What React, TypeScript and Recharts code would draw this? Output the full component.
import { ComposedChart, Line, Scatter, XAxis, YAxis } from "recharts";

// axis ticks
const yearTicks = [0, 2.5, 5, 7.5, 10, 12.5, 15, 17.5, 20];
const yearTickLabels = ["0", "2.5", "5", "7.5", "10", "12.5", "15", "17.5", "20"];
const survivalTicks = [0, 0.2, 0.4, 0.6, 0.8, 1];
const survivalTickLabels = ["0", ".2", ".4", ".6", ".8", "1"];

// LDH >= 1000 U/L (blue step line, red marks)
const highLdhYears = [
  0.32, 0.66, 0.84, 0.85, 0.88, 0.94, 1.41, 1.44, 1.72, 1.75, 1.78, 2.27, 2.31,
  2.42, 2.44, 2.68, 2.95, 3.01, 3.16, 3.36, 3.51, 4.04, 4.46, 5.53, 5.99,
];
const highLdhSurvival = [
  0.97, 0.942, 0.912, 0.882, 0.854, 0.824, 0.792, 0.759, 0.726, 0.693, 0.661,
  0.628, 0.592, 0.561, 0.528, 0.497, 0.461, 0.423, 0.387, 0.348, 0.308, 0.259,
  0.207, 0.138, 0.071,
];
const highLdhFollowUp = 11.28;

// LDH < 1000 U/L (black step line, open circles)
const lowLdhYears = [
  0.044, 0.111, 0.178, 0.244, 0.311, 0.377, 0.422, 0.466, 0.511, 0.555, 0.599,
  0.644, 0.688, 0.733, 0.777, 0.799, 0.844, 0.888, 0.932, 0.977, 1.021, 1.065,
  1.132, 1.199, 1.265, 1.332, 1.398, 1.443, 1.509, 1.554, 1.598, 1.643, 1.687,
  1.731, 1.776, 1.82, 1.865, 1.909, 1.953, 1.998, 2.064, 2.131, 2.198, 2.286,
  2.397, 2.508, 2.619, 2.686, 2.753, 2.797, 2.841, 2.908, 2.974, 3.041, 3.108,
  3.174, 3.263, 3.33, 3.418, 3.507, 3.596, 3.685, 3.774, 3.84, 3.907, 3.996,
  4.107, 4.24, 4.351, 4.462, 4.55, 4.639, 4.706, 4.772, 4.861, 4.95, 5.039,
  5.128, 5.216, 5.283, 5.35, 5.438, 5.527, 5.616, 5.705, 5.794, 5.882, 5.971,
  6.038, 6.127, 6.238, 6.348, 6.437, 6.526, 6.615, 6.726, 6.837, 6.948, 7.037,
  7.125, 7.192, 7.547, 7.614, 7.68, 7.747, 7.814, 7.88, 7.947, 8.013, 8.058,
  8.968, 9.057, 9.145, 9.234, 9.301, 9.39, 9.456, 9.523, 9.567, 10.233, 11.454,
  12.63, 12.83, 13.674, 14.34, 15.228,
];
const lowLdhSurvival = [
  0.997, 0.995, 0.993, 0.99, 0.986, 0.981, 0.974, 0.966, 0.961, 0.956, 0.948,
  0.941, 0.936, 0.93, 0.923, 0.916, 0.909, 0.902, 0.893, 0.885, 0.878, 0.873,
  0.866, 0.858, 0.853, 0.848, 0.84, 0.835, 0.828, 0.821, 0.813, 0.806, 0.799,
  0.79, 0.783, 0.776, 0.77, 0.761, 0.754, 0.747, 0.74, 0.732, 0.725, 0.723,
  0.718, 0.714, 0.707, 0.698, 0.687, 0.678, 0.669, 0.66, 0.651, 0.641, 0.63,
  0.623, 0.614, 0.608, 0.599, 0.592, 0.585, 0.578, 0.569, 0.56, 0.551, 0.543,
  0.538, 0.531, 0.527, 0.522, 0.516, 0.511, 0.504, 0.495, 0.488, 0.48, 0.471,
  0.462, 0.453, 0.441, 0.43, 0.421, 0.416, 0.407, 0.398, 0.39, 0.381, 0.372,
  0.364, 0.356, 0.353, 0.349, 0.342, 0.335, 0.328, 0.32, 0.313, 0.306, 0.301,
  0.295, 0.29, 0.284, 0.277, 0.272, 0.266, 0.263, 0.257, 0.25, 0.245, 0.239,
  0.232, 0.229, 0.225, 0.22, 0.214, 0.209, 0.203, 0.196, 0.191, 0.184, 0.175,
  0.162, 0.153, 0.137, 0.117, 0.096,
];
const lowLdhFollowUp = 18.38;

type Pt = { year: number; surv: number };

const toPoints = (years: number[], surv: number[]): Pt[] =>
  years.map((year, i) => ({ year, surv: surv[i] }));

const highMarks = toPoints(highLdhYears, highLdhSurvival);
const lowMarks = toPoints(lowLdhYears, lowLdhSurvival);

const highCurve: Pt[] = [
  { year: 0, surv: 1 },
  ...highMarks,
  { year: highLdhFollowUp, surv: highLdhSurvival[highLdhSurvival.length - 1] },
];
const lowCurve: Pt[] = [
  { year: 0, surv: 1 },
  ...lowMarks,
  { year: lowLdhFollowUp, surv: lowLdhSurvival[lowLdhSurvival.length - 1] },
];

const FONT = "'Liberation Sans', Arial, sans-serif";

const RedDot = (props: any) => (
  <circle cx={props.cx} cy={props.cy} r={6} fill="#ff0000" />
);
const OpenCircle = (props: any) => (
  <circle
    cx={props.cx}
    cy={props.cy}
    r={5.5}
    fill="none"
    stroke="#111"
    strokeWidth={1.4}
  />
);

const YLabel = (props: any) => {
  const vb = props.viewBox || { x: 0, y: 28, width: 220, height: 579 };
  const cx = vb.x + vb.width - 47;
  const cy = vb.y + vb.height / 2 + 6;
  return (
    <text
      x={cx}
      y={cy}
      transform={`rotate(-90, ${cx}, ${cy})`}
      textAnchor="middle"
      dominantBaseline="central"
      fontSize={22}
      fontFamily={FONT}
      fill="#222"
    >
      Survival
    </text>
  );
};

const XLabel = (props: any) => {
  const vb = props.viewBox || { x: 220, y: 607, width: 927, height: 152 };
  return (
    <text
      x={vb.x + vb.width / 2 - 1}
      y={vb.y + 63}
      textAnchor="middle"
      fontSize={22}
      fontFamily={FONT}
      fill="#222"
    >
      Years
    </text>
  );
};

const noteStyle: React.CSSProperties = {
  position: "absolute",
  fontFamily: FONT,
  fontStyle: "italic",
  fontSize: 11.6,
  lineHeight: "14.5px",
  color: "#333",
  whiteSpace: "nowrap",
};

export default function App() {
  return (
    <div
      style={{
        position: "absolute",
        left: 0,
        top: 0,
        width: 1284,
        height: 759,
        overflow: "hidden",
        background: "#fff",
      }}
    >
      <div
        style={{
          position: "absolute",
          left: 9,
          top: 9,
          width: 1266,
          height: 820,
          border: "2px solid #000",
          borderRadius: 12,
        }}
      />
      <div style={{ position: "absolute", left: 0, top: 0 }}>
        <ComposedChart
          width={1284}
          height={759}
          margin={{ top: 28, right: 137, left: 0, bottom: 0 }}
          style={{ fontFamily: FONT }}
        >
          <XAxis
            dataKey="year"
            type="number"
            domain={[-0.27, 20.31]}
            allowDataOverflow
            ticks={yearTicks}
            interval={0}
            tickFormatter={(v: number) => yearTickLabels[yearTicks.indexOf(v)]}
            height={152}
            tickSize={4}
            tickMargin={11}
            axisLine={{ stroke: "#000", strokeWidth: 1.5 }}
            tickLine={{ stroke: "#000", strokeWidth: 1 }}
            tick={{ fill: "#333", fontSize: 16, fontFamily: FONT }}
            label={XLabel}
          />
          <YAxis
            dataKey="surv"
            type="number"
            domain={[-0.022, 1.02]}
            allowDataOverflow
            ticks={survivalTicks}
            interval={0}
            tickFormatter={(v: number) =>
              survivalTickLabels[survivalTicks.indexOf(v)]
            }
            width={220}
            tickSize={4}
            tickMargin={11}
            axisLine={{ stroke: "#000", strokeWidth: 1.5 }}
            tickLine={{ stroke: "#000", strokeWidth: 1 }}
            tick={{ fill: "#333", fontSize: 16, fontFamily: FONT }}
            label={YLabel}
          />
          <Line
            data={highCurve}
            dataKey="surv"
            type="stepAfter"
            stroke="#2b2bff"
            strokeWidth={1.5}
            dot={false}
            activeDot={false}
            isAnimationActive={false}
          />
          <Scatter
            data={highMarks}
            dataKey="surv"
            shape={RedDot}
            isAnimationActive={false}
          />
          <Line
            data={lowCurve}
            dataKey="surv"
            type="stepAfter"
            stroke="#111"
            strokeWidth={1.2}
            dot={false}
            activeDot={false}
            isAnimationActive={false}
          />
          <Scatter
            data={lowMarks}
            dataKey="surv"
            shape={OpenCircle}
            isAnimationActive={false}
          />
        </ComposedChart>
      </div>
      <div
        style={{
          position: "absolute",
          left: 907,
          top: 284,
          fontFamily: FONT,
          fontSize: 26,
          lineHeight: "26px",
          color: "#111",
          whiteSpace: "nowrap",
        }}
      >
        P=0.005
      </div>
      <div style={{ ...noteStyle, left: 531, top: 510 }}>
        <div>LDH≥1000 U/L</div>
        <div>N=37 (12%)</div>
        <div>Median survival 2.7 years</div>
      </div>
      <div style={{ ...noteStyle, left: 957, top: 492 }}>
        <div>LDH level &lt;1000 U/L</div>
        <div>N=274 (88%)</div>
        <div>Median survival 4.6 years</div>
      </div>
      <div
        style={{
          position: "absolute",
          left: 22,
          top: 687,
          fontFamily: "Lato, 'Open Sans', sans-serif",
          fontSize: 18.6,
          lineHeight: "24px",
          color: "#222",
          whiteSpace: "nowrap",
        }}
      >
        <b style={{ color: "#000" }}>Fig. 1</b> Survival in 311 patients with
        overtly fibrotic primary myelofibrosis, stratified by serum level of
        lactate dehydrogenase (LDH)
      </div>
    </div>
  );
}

--

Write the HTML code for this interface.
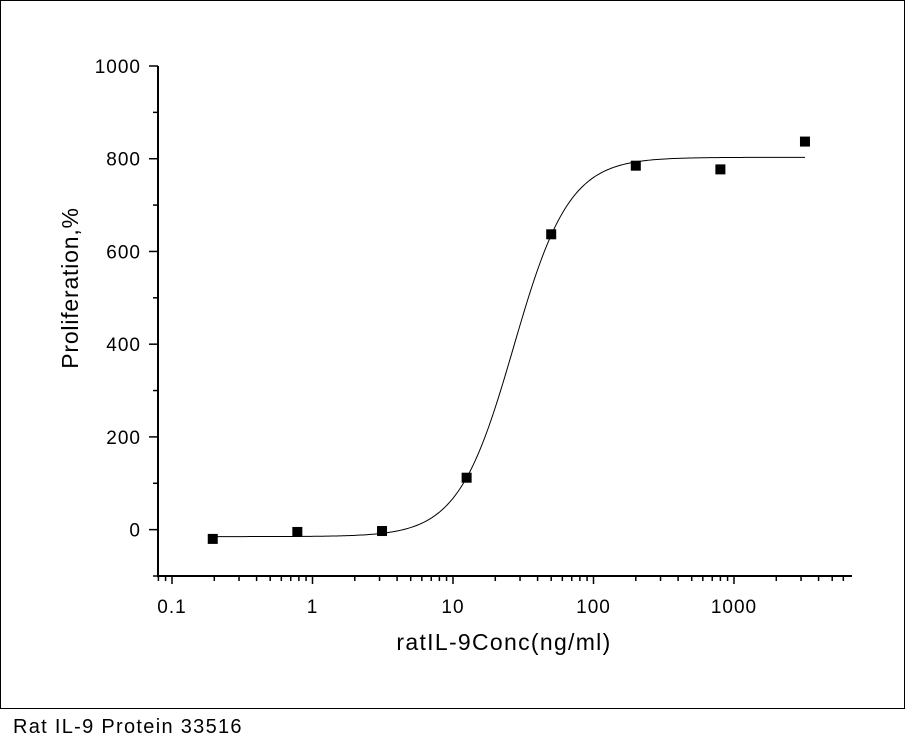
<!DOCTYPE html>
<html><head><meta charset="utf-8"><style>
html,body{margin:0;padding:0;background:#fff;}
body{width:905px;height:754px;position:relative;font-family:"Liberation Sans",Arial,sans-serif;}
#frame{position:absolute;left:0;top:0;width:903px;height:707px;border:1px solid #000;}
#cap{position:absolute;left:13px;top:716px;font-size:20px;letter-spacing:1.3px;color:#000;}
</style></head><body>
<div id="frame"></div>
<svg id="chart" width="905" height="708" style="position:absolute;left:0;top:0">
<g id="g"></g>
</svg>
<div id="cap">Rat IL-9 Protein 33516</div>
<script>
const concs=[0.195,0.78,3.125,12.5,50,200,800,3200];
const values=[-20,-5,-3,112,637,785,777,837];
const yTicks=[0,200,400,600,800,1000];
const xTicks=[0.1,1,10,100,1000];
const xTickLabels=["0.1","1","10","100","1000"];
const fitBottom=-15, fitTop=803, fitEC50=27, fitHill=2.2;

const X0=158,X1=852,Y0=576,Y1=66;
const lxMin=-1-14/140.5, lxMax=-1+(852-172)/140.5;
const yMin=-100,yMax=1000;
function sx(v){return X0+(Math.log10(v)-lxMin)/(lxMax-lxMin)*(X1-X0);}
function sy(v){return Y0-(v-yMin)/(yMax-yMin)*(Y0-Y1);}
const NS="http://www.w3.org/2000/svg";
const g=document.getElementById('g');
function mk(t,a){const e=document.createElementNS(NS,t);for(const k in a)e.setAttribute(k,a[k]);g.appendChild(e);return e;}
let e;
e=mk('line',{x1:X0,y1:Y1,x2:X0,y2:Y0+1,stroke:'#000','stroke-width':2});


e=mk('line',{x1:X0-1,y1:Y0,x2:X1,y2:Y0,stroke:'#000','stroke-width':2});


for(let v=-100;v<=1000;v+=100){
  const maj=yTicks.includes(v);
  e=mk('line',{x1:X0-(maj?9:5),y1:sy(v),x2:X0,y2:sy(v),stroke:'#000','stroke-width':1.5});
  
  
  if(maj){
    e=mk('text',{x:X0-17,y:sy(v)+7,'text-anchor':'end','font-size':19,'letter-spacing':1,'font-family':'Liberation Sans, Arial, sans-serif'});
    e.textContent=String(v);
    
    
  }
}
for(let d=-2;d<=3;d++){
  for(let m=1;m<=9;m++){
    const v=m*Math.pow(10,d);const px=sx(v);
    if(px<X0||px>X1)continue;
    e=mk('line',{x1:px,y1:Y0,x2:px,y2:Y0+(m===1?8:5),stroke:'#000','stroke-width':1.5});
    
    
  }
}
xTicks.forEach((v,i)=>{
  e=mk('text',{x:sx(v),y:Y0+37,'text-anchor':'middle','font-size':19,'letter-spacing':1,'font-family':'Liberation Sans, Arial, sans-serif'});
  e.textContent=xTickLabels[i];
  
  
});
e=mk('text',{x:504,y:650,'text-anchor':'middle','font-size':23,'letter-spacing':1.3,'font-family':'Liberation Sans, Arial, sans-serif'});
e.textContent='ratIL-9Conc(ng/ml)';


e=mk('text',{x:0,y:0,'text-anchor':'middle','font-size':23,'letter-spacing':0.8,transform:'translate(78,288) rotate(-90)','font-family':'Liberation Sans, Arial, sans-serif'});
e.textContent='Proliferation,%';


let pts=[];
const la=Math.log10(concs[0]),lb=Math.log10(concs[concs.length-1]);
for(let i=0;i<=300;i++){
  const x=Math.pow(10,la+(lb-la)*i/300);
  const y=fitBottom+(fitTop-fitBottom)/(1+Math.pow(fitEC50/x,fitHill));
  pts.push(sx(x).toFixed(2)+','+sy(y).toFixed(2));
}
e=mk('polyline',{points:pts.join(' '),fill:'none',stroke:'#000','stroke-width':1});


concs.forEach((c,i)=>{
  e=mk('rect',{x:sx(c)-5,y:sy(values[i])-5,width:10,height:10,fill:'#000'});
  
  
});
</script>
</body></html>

---

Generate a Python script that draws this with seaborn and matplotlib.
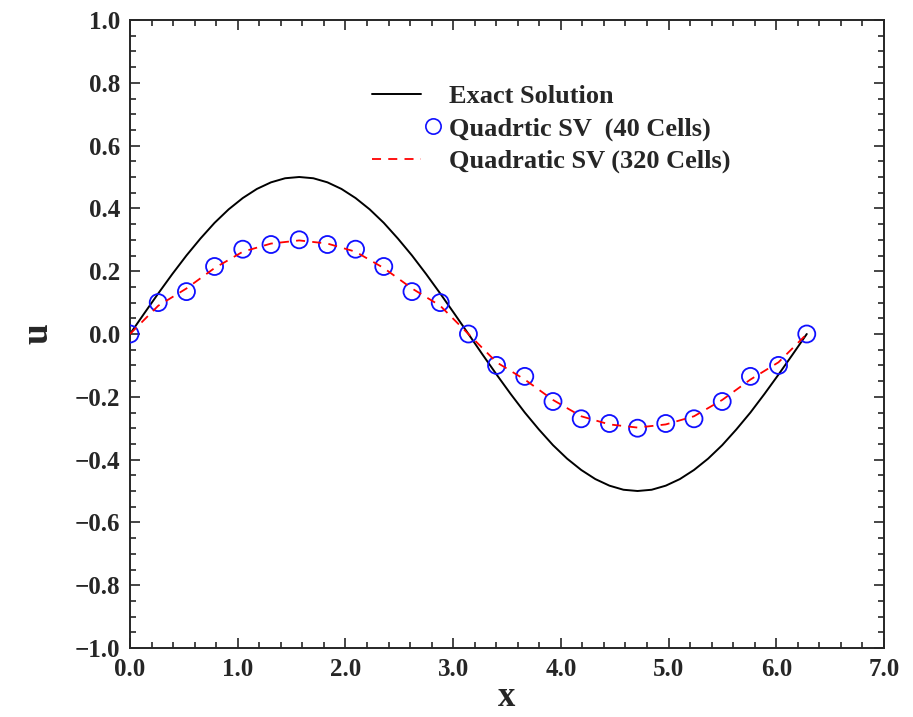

__Job__: Print exactly the run of lines that starts at the line with "What React, TypeScript" and ends at the line with "Scatter, XAxis, YAxis". Leave out every other line.

__Written reply__:
What React, TypeScript and Recharts code would draw this? Output the full component.
import { ComposedChart, Line, Scatter, XAxis, YAxis } from "recharts";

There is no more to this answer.